Combining Multiple Evaluation Methods: What Does it Mean When the Data Appear to Conflict? (303131)Debbie Collins, NatCen Social Research
*Jo d'Ardenne, NatCen Social Research
Michelle Mackie, ipsos MORI
Keywords: pretesting, cognitive interviewing, focus groups, piloting, evaluation, data triangulation, interpretation, validity
Over the past three decades, the use of a range of pretesting methods has increased. Methods can be used singularly or in combination and are typically used in the development of survey questions and data collection instruments. There have been relatively few studies that have compared pretesting methods, and such studies have focused on the reliability and validity of findings produced from a small number of different methods. The methods compared have been a subset of expert review, cognitive interviewing, behavior coding and respondent debriefing. While these earlier studies are useful, they do not cover some commonly used methods such as focus groups and piloting.
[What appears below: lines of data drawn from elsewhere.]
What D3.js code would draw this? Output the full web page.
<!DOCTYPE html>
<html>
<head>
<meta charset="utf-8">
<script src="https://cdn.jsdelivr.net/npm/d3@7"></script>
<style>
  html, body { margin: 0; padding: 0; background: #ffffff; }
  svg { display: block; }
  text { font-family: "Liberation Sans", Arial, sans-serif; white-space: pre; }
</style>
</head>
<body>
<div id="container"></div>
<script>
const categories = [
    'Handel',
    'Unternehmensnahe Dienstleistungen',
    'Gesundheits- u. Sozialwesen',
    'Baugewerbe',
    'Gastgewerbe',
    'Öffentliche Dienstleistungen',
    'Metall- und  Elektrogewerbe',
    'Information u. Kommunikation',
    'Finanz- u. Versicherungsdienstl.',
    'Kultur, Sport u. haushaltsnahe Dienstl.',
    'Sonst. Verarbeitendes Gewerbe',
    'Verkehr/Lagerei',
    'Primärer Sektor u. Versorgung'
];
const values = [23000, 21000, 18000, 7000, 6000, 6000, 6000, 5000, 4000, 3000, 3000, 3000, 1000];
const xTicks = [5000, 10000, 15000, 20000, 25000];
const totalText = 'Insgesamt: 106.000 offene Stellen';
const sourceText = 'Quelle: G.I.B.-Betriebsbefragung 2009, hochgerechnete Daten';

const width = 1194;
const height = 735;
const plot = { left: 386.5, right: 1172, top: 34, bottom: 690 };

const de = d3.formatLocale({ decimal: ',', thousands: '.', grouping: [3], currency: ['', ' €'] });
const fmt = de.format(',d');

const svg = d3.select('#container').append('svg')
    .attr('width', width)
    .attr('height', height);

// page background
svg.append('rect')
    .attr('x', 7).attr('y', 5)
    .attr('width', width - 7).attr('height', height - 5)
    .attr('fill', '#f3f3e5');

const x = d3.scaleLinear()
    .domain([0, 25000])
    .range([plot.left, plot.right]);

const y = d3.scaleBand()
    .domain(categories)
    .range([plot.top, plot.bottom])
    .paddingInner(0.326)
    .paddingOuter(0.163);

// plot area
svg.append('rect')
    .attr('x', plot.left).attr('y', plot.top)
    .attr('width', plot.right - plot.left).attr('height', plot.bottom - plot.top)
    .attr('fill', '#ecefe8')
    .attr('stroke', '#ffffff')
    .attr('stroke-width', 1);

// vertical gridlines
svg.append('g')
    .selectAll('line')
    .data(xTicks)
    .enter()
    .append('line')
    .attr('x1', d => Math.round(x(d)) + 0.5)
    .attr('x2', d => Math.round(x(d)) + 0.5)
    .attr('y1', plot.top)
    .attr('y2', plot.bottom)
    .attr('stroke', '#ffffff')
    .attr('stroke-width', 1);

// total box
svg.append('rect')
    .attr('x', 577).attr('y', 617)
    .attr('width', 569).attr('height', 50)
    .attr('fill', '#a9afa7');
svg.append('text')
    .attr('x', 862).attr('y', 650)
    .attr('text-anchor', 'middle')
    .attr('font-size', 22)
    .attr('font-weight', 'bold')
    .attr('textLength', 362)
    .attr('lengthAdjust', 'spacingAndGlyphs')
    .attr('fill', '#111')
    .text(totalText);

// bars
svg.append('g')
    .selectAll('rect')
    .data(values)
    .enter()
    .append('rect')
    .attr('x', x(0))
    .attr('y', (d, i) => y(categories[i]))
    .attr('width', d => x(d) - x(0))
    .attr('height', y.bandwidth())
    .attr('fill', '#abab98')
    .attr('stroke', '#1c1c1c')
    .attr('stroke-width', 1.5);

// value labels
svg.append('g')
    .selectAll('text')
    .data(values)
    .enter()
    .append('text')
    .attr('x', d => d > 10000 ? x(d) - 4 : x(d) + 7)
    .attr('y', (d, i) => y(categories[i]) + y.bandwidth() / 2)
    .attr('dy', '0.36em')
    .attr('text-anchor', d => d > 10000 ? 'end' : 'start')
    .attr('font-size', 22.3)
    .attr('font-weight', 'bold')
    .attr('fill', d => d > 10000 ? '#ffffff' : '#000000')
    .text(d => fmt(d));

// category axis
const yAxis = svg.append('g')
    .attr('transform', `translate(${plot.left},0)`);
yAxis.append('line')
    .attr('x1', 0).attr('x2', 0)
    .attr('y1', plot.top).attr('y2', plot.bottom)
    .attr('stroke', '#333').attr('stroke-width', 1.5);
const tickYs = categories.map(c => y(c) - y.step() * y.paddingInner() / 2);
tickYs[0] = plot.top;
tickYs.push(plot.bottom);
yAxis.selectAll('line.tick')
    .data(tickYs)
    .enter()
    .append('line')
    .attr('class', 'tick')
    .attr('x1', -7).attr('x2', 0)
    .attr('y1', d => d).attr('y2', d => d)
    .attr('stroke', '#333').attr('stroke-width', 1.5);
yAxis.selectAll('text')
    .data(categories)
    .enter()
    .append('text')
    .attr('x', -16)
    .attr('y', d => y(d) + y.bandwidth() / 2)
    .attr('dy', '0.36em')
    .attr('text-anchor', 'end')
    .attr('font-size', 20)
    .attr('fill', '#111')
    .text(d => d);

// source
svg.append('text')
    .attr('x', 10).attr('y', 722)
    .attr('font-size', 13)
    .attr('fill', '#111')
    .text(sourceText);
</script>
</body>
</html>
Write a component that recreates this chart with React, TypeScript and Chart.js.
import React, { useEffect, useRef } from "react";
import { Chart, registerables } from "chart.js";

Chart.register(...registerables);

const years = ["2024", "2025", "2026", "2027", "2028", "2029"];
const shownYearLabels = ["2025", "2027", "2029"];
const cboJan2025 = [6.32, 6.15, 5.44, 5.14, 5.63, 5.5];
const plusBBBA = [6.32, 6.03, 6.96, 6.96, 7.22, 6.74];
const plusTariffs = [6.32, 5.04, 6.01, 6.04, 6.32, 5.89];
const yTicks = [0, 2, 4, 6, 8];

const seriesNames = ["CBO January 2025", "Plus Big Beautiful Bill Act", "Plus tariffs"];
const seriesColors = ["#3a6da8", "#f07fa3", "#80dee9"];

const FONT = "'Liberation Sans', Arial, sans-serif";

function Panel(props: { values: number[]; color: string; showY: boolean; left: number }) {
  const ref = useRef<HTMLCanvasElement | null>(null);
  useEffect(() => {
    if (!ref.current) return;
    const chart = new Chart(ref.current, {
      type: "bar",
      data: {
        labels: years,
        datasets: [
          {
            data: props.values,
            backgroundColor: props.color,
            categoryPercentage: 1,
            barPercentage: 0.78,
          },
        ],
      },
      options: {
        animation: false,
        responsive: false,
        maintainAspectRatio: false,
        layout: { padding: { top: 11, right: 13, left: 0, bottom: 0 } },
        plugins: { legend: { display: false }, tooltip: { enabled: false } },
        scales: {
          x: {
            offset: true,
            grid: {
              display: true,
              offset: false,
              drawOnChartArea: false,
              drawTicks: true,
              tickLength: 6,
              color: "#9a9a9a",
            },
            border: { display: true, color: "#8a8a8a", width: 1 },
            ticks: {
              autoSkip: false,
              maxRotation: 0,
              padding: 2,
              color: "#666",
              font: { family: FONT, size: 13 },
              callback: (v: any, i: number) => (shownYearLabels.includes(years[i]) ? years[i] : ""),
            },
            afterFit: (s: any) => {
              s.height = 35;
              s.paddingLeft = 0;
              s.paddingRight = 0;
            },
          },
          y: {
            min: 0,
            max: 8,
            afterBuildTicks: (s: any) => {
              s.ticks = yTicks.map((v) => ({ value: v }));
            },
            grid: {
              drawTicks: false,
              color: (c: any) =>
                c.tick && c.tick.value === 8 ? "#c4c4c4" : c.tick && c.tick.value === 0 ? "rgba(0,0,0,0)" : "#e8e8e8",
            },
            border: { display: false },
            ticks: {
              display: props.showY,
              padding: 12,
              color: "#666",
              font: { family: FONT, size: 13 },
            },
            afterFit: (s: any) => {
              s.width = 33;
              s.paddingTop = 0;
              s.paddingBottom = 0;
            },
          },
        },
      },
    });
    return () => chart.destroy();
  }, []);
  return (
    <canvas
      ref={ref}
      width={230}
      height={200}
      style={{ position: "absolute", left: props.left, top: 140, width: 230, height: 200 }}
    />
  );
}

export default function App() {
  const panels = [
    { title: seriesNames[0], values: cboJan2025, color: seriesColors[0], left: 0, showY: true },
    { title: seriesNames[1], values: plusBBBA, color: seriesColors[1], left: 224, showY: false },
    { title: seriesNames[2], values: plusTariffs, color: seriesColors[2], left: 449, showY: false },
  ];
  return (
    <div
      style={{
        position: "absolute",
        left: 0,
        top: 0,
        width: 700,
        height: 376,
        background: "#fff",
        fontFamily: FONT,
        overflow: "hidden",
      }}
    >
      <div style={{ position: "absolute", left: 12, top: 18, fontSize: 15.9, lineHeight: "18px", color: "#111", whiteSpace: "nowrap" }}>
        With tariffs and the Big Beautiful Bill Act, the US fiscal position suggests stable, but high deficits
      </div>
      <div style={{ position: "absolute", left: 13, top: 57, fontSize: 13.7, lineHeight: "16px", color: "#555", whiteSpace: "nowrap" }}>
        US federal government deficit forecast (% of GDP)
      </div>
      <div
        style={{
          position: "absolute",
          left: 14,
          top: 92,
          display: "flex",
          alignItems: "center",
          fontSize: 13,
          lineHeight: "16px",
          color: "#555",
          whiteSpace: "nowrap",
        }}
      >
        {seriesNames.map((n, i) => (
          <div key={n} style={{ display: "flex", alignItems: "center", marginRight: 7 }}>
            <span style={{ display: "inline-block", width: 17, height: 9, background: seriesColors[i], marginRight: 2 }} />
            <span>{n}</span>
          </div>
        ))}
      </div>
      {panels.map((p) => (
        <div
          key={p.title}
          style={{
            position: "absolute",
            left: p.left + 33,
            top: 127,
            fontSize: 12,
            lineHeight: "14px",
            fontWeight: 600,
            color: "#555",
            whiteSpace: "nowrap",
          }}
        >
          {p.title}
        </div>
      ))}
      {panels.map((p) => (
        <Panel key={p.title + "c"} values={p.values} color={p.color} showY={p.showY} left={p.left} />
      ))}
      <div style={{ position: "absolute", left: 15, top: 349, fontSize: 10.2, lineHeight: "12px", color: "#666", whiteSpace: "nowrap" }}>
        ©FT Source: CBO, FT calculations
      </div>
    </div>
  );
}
In this paper, we consider:
•The level of consistency of findings from a wide range of pretesting method used in combination, including cognitive interviewing, focus groups, respondent debriefing, expert review, piloting, and administrative data •The kinds of data each method provides • What this tells us about how such methods can be combined and the data they produce interpreted, particularly when findings from different pretesting methods may appear at first contradictory
A framework is put forward that researchers can use to help them decide which pretesting methods to use.